The book of Leviticus Ch. 19:15 admonishes thus: "You shall do no injustice in judgment; you shall not be partial to the poor or defer to the great, but in righteousness shall you judge your neighbor." Here, as is often the case in landlord and tenant cases, the court was faced with the task of balancing principles of the common law with principles of common justice. On the one hand, tenants ought not be allowed to abandon their contractual obligations with impunity, simply because, with hindsight they appear to be ill-advised. On the other hand, landlords ought not be permitted to make unconscionable claims for total breach when there has been only a partial breach of the lease agreement. It is this court's opinion that rather than treat the covenants of a contract of lease as dependent, and thus allowing suit for damages for total breach, the *57more just approach is to treat these promises as independent, thus allowing landlords to sue for rent only after it has become due pursuant to the lease agreement.4
Accordingly, this court holds that as, of October 31, 1994, Plaintiff's claim for rent from November 1994 through February 1995 was premature. Plaintiff's claim for said rent, therefore, is denied.
JUDGMENT
In accordance with the Memorandum Opinion of even date, it is hereby
ORDERED that Plaintiff shall recover ONE THOUSAND FIVE HUNDRED FIFTY DOLLARS ($1,550.00) together with costs of FORTY DOLLARS ($40.00) from the Defendants; and it is further
ORDERED that a copy of this Judgment shall be personally served upon the Plaintiff, Alphonso Christian, and a copy thereof shall be directed to Kenth Rogers, Esq.

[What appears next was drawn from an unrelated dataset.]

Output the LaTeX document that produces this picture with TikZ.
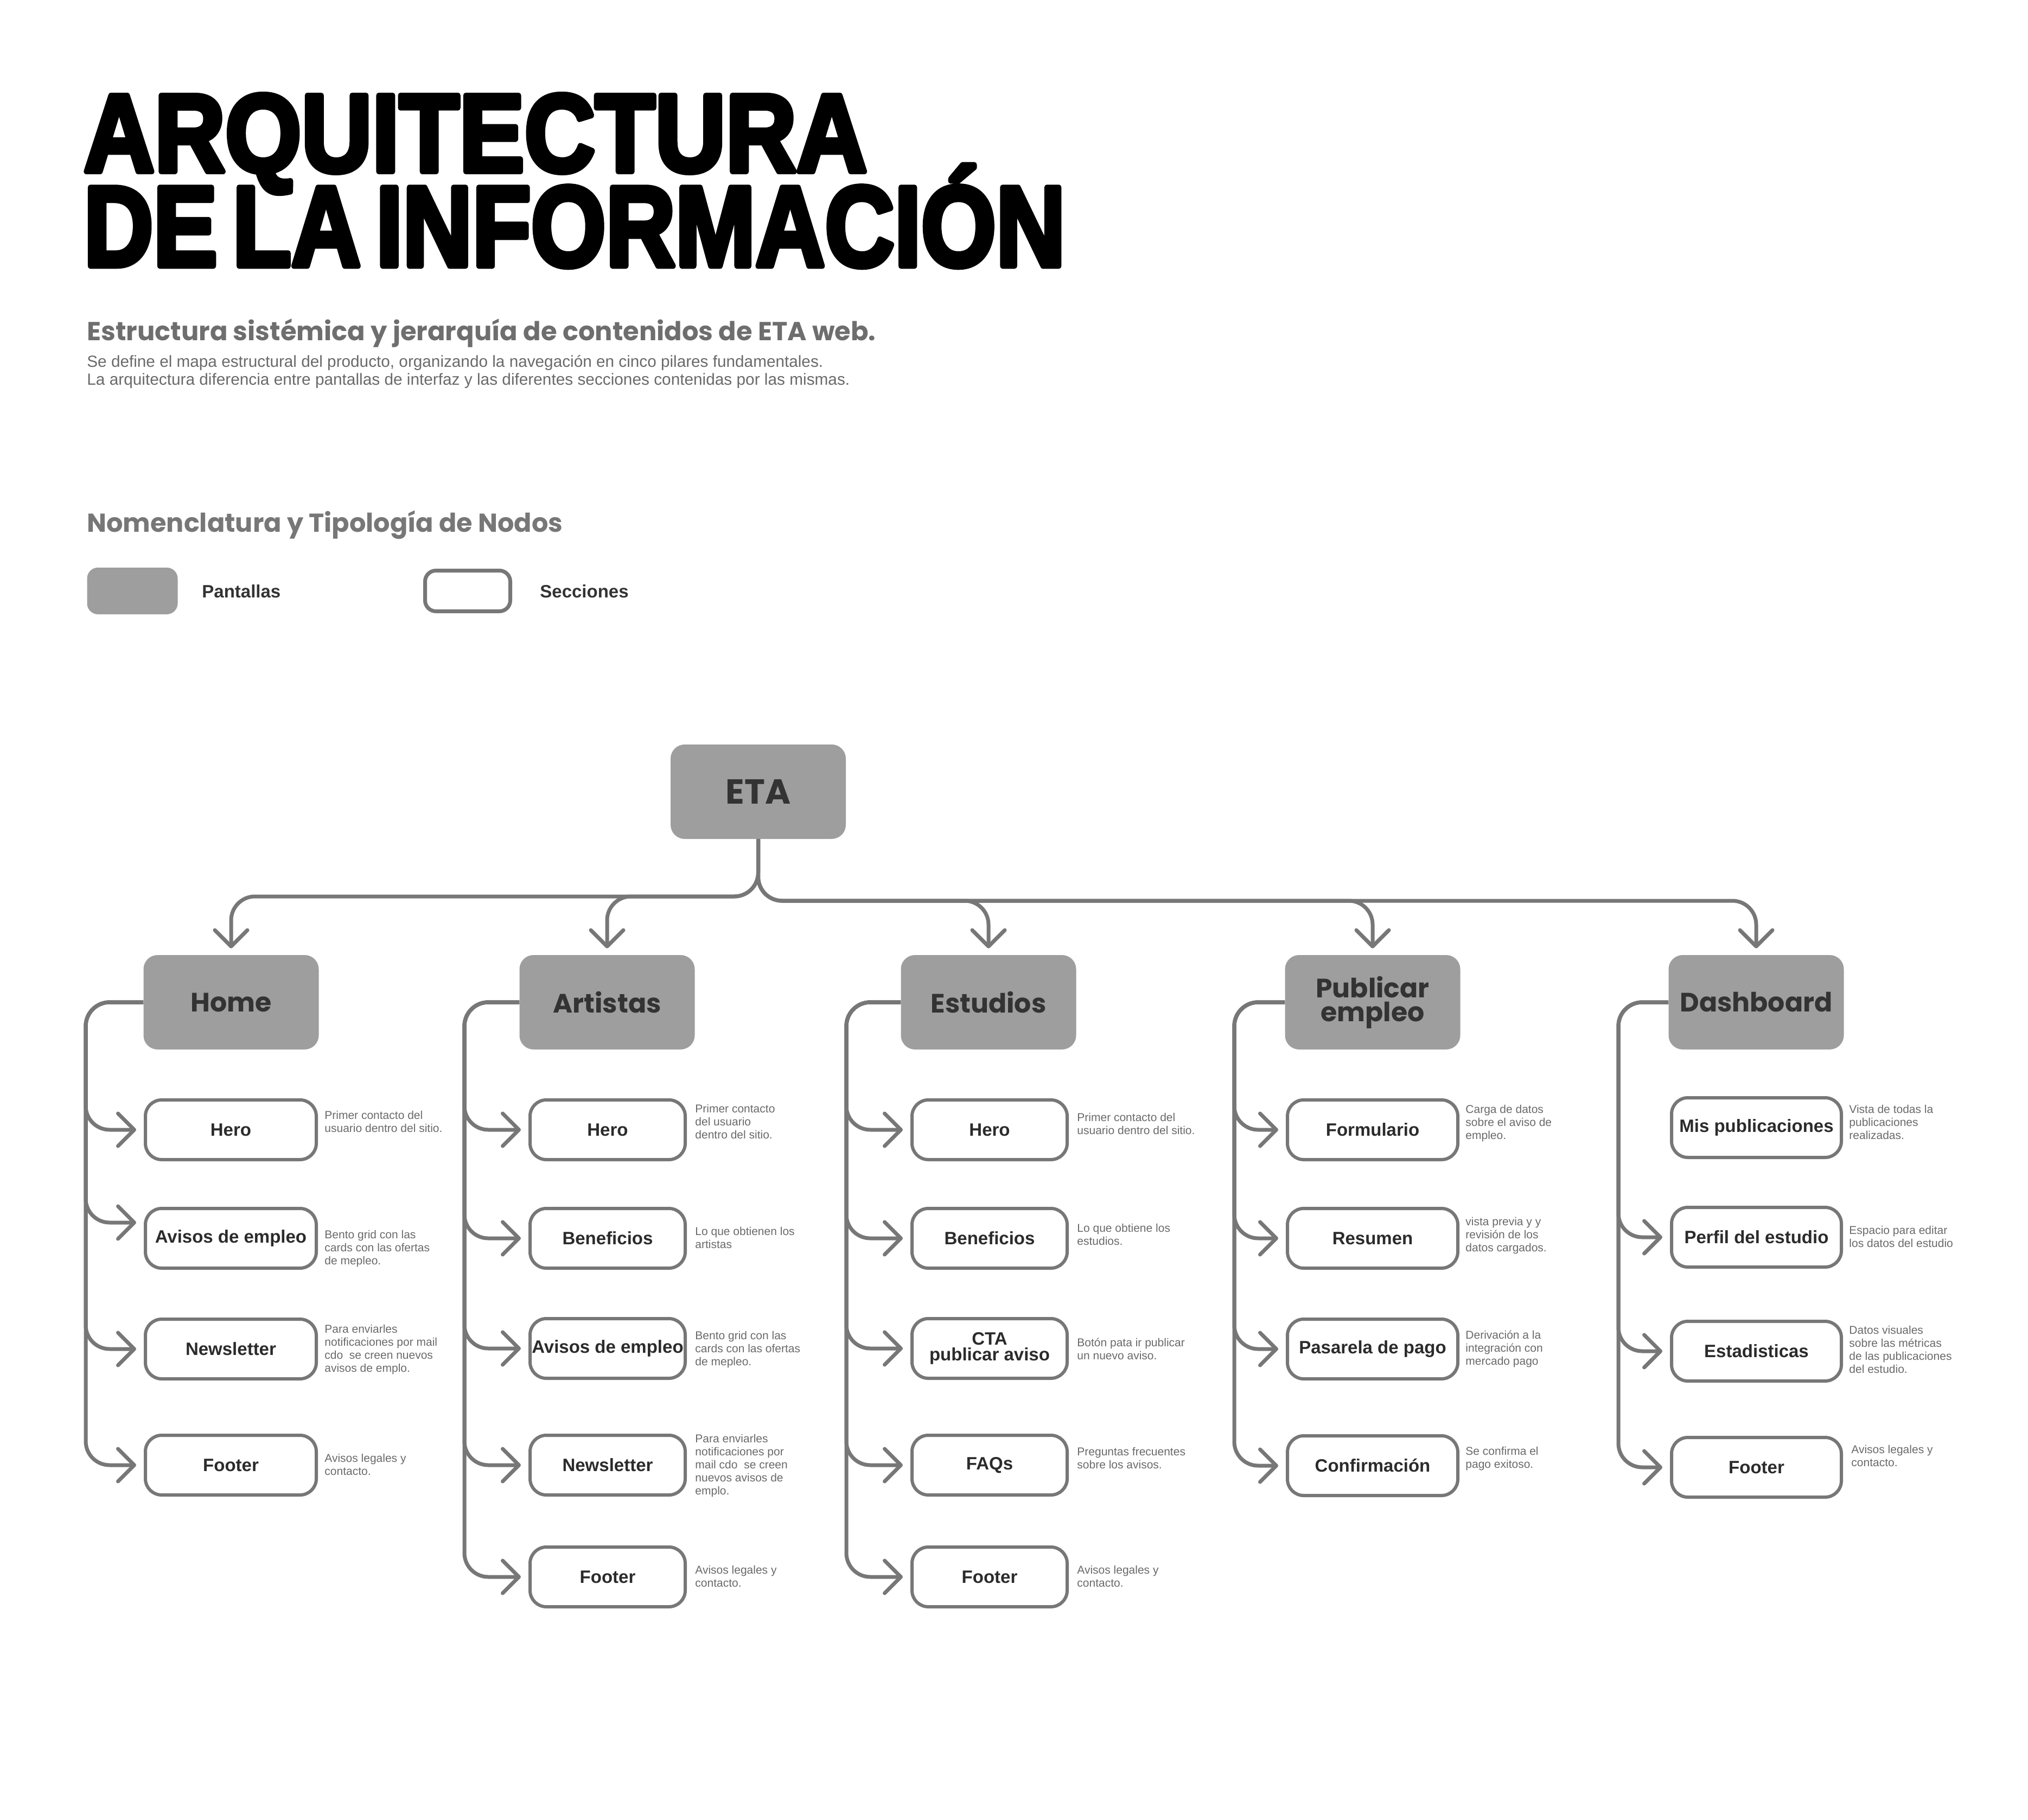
\documentclass[tikz,border=0pt]{standalone}
\usepackage{fontspec}
\setmainfont{Liberation Sans}
\newfontfamily\pop{Poppins}
\newfontfamily\titlefont{Liberation Sans Bold}[FakeBold=5]
\usetikzlibrary{arrows.meta,calc}
\definecolor{linec}{HTML}{777777}
\definecolor{scrfill}{HTML}{9E9E9E}
\definecolor{scrtext}{HTML}{333333}
\definecolor{sectext}{HTML}{2B2B2B}
\definecolor{desctext}{HTML}{6A6A6A}
\definecolor{subc}{HTML}{6E6E6E}
\definecolor{nomc}{HTML}{777777}
\begin{document}
\begin{tikzpicture}[x=0.5pt,y=-0.5pt,
  conn/.style={draw=linec, line width=3.5pt, rounded corners=22pt},
  arr/.style={-{Straight Barb[length=15pt,width=30pt,round]}, shorten >=7pt},
  darr/.style={-{Straight Barb[length=15pt,width=30pt,round]}, shorten >=6pt},
  scr/.style={fill=scrfill, rounded corners=13pt, minimum width=161.5pt, minimum height=87pt, inner sep=0pt, text=scrtext, align=center, font=\pop\bfseries\fontsize{24.5}{22}\selectfont},
  sec/.style={draw=linec, line width=3pt, fill=white, rounded corners=15pt, minimum height=55pt, inner sep=0pt, text=sectext, align=center, font=\bfseries\fontsize{16.5}{14.5}\selectfont},
  desc/.style={anchor=north west, inner sep=0pt, align=left, text=desctext, font=\fontsize{10.5}{12}\selectfont},
  txt/.style={anchor=base west, inner sep=0pt},
  ttl/.style={anchor=base west, inner sep=0pt, line join=round, miter limit=1},
]
\fill[white] (0,0) rectangle (3738,3354);
\useasboundingbox (0,0) rectangle (3738,3354);

% ---------- header ----------
\node[ttl] (t1) at (154,316) {\resizebox{721.5pt}{71pt}{\titlefont ARQUITECTURA}};
\node[ttl] (t2) at (154,490) {\resizebox{904.5pt}{93pt}{\titlefont DE\kern-.12em\ LA\kern-.12em\ INFORMACIÓN}};
\node[txt, text=subc] (sub) at (160,628) {\resizebox{727pt}{!}{\pop\bfseries\fontsize{22}{24}\selectfont Estructura sistémica y jerarquía de contenidos de ETA web.}};
\node[txt, text=desctext] (p1) at (160,677) {\resizebox{678.5pt}{!}{\fontsize{13.5}{15}\selectfont Se define el mapa estructural del producto, organizando la navegación en cinco pilares fundamentales.}};
\node[txt, text=desctext] (p2) at (160,710) {\resizebox{703pt}{!}{\fontsize{13.5}{15}\selectfont La arquitectura diferencia entre pantallas de interfaz y las diferentes secciones contenidas por las mismas.}};
\node[txt, text=nomc] (nom) at (160,980) {\resizebox{438.5pt}{!}{\pop\bfseries\fontsize{22}{24}\selectfont Nomenclatura y Tipología de Nodos}};

% ---------- legend ----------
\node[fill=scrfill, rounded corners=10pt, minimum width=83.5pt, minimum height=43pt, inner sep=0pt] (legS) at (244,1089) {};
\node[anchor=west, inner sep=0pt, text=scrtext, font=\bfseries\fontsize{16.5}{18}\selectfont] (legSt) at (372,1090) {Pantallas};
\node[draw=linec, line width=3.5pt, fill=white, rounded corners=10pt, minimum width=78.5pt, minimum height=37.5pt, inner sep=0pt] (legC) at (862,1089) {};
\node[anchor=west, inner sep=0pt, text=scrtext, font=\bfseries\fontsize{16.5}{18}\selectfont] (legCt) at (995,1090) {Secciones};

% ---------- screens ----------
\node[scr, font=\pop\bfseries\fontsize{32}{32}\selectfont] (eta) at (1397.5,1459) {ETA};
\node[scr] (home) at (426,1847) {Home};
\node[scr] (art) at (1119,1847) {Artistas};
\node[scr] (est) at (1822,1847) {Estudios};
\node[scr] (pub) at (2530,1847) {Publicar\\empleo};
\node[scr] (dash) at (3237,1847) {Dashboard};

% ---------- sections: Home ----------
\node[sec, minimum width=157.5pt] (h1) at (425.5,2082) {Hero};
\node[sec, minimum width=157.5pt] (h2) at (425.5,2282) {Avisos de empleo};
\node[sec, minimum width=157.5pt] (h3) at (425.5,2486) {Newsletter};
\node[sec, minimum width=157.5pt] (h4) at (425.5,2700) {Footer};
\node[desc] (dh1) at (598,2047) {Primer contacto del\\usuario dentro del sitio.};
\node[desc] (dh2) at (598,2267) {Bento grid con las\\cards con las ofertas\\de mepleo.};
\node[desc] (dh3) at (598,2441) {Para enviarles\\notificaciones por mail\\cdo~ se creen nuevos\\avisos de emplo.};
\node[desc] (dh4) at (598,2679) {Avisos legales y\\contacto.};

% ---------- sections: Artistas ----------
\node[sec, minimum width=143pt] (a1) at (1120,2082) {Hero};
\node[sec, minimum width=143pt] (a2) at (1120,2282) {Beneficios};
\node[sec, minimum width=143pt] (a3) at (1120,2485) {Avisos de empleo};
\node[sec, minimum width=143pt] (a4) at (1120,2700) {Newsletter};
\node[sec, minimum width=143pt] (a5) at (1120,2906) {Footer};
\node[desc] (da1) at (1281,2035) {Primer contacto\\del usuario\\dentro del sitio.};
\node[desc] (da2) at (1281,2261) {Lo que obtienen los\\artistas};
\node[desc] (da3) at (1281,2453) {Bento grid con las\\cards con las ofertas\\de mepleo.};
\node[desc] (da4) at (1281,2643) {Para enviarles\\notificaciones por\\mail cdo~ se creen\\nuevos avisos de\\emplo.};
\node[desc] (da5) at (1281,2885) {Avisos legales y\\contacto.};

% ---------- sections: Estudios ----------
\node[sec, minimum width=143pt] (e1) at (1824,2082) {Hero};
\node[sec, minimum width=143pt] (e2) at (1824,2282) {Beneficios};
\node[sec, minimum width=143pt] (e3) at (1824,2485) {CTA\\publicar aviso};
\node[sec, minimum width=143pt] (e4) at (1824,2700) {FAQs};
\node[sec, minimum width=143pt] (e5) at (1824,2906) {Footer};
\node[desc] (de1) at (1985,2051) {Primer contacto del\\usuario dentro del sitio.};
\node[desc] (de2) at (1985,2255) {Lo que obtiene los\\estudios.};
\node[desc] (de3) at (1985,2466) {Botón pata ir publicar\\un nuevo aviso.};
\node[desc] (de4) at (1985,2667) {Preguntas frecuentes\\sobre los avisos.};
\node[desc] (de5) at (1985,2885) {Avisos legales y\\contacto.};

% ---------- sections: Publicar empleo ----------
\node[sec, minimum width=157pt] (u1) at (2530,2082) {Formulario};
\node[sec, minimum width=157pt] (u2) at (2530,2282) {Resumen};
\node[sec, minimum width=157pt] (u3) at (2530,2486) {Pasarela de pago};
\node[sec, minimum width=157pt] (u4) at (2530,2701) {Confirmación};
\node[desc] (du1) at (2701,2036) {Carga de datos\\sobre el aviso de\\empleo.};
\node[desc] (du2) at (2701,2243) {vista previa y y\\revisión de los\\datos cargados.};
\node[desc] (du3) at (2701,2452) {Derivación a la\\integración con\\mercado pago};
\node[desc] (du4) at (2701,2666) {Se confirma el\\pago exitoso.};

% ---------- sections: Dashboard ----------
\node[sec, minimum width=156.5pt] (b1) at (3237.5,2078) {Mis publicaciones};
\node[sec, minimum width=156.5pt] (b2) at (3237.5,2280) {Perfil del estudio};
\node[sec, minimum width=156.5pt] (b3) at (3237.5,2490) {Estadisticas};
\node[sec, minimum width=156.5pt] (b4) at (3237.5,2704) {Footer};
\node[desc] (db1) at (3408,2036) {Vista de todas la\\publicaciones\\realizadas.};
\node[desc] (db2) at (3408,2259) {Espacio para editar\\los datos del estudio};
\node[desc] (db3) at (3408,2443) {Datos visuales\\sobre las métricas\\de las publicaciones\\del estudio.};
\node[desc] (db4) at (3412,2663) {Avisos legales y\\contacto.};

% ---------- ETA connectors ----------
\draw[conn,darr] (eta.south) |- (home.north |- 0,1652) -- (home.north);
\draw[conn,darr] (eta.south) |- (art.north |- 0,1652) -- (art.north);
\draw[conn,darr] (eta.south) |- (est.north |- 0,1660) -- (est.north);
\draw[conn,darr] (eta.south) |- (pub.north |- 0,1660) -- (pub.north);
\draw[conn,darr] (eta.south) |- (dash.north |- 0,1660) -- (dash.north);

% ---------- trunks ----------
\coordinate (tH) at (158,0);
\coordinate (tA) at (856,0);
\coordinate (tE) at (1560,0);
\coordinate (tP) at (2275,0);
\coordinate (tD) at (2983,0);
\coordinate (h2a) at ($(h2.west)+(0,-29)$);

\foreach \n in {h1,h3,h4}{\draw[conn,arr] (home.west) -| (tH |- \n.west) -- (\n.west);}
\draw[conn,arr] (home.west) -| (tH |- h2a) -- (h2a);
\foreach \n in {a1,a2,a3,a4,a5}{\draw[conn,arr] (art.west) -| (tA |- \n.west) -- (\n.west);}
\foreach \n in {e1,e2,e3,e4,e5}{\draw[conn,arr] (est.west) -| (tE |- \n.west) -- (\n.west);}
\foreach \n in {u1,u2,u3,u4}{\draw[conn,arr] (pub.west) -| (tP |- \n.west) -- (\n.west);}
\foreach \n in {b2,b3,b4}{\draw[conn,arr] (dash.west) -| (tD |- \n.west) -- (\n.west);}
\end{tikzpicture}
\end{document}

 Ripeness should be decided on the basis of all the information available to the court. Intervening events . . . should be included. C. Wright, A. Miller & E. Cooper, Federal Practice and Procedure § 3532.1 (1984). Since ripeness is peculiarly a question of timing, it is the situation now . . . that governs. Blanchette v. Conn. Gen. Ins. Corps., 419 U.S. 102 (1974).

 "The rules of the common law, as expressed in the restatements of the law approved by the American Law Institute, and to the extent not so expressed, as generally understood and applied in the United States, shall be the rules of decision in the courts of the Virgin Islands in cases to which they apply, in the absence of local laws to the contrary." 1 V.I.C. § 4.

 Illustration 11 of the Restatement (Second) of Property, Section 12.1 supports the court's conclusion. It reads: "L leases a building to T for five years. After two years, T, having difficulty making rental payments, offers to surrender the premises to L. L writes to T that no surrender will be accepted and that any reentry by L would be to attempt to relet for T's account. T abandons the premises. At the end of each rental period under the old lease, or at the end of the five-year term, L may hold T for rent equal to the difference between the rent T would have paid and the rent, if any, L receives."

 AIlowing the lessor immediate recovery would, in effect, be a bonus to the landlord beyond what he was promised, and a penalty to the tenant. The commercial world's desire to fix their liabilities and losses as soon as possible, according to Hawkinson, would not be affected by a policy requiring the landlord to wait until the rent is due before bringing suit. The law is quite settled that, in a case of abandonment, the tenant remains liable for rent through the remainder of the term. And as to the practicality of the policy advanced here, it would be practical, to require landlords faced with an abandonment to mitigate their damages as is generally required for breach of contract. Indeed it would be wise for any landlord faced with an abandonment, especially where due to financial difficulties, to mitigate his damages by re-letting the premises.